• REQUIREMENT:
Drop every picture. Then return, exactly, the lines from the beginning of the listing below through the one containing "var yTicks = [0, 1000, 2000, 3000, 4000, 5000, 6000];".

• SOURCE MATERIAL:
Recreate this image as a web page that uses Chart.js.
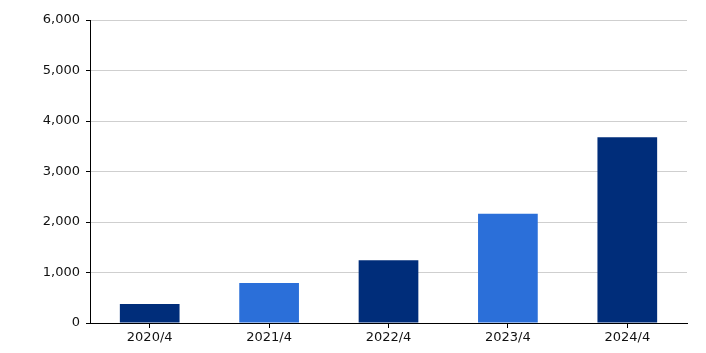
<!DOCTYPE html>
<html>
<head>
<meta charset="utf-8">
<script src="https://cdn.jsdelivr.net/npm/chart.js@4/dist/chart.umd.min.js"></script>
<style>
  html, body { margin: 0; padding: 0; background: #fff; }
  #wrap { width: 706px; height: 353px; }
</style>
</head>
<body>
<div id="wrap"><canvas id="barChart" width="706" height="353"></canvas></div>
<script>
var categories = ['2020/4', '2021/4', '2022/4', '2023/4', '2024/4'];
var values = [376, 792, 1242, 2164, 3677];
var barColors = ['#002D7A', '#2B6FD9', '#002D7A', '#2B6FD9', '#002D7A'];
var yTicks = [0, 1000, 2000, 3000, 4000, 5000, 6000];

document.addEventListener('DOMContentLoaded', function () {
  var ctx = document.getElementById('barChart').getContext('2d');
  new Chart(ctx, {
    type: 'bar',
    data: {
      labels: categories,
      datasets: [{ data: values, backgroundColor: barColors, borderWidth: 0 }],
    },
    options: {
      responsive: false,
      animation: false,
      layout: { padding: { top: 20, right: 19, left: 0, bottom: 0 } },
      plugins: { legend: { display: false }, tooltip: { enabled: false } },
      datasets: { bar: { barPercentage: 0.5, categoryPercentage: 1 } },
      scales: {
        x: {
          offset: true,
          grid: {
            offset: false,
            drawOnChartArea: false,
            tickColor: '#000',
            tickLength: 5,
          },
          border: { color: '#000', width: 1 },
          ticks: { color: '#111', font: { family: 'DejaVu Sans', size: 13 }, padding: 2 },
          afterFit: function (axis) { axis.height = 30; },
        },
        y: {
          min: 0,
          max: 6000,
          afterBuildTicks: function (axis) {
            axis.ticks = yTicks.map(function (v) { return { value: v }; });
          },
          grid: { color: '#cfcfcf', tickColor: '#000', tickLength: 4 },
          border: { color: '#000', width: 1 },
          ticks: {
            color: '#111',
            font: { family: 'DejaVu Sans', size: 13 },
            padding: 6,
            callback: function (v) { return v.toLocaleString('en-US'); },
          },
          afterFit: function (axis) { axis.width = 90; },
        },
      },
    },
  });
});
</script>
</body>
</html>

• CORRECT RESULT:
Recreate this image as a web page that uses Chart.js.
<!DOCTYPE html>
<html>
<head>
<meta charset="utf-8">
<script src="https://cdn.jsdelivr.net/npm/chart.js@4/dist/chart.umd.min.js"></script>
<style>
  html, body { margin: 0; padding: 0; background: #fff; }
  #wrap { width: 706px; height: 353px; }
</style>
</head>
<body>
<div id="wrap"><canvas id="barChart" width="706" height="353"></canvas></div>
<script>
var categories = ['2020/4', '2021/4', '2022/4', '2023/4', '2024/4'];
var values = [376, 792, 1242, 2164, 3677];
var barColors = ['#002D7A', '#2B6FD9', '#002D7A', '#2B6FD9', '#002D7A'];
var yTicks = [0, 1000, 2000, 3000, 4000, 5000, 6000];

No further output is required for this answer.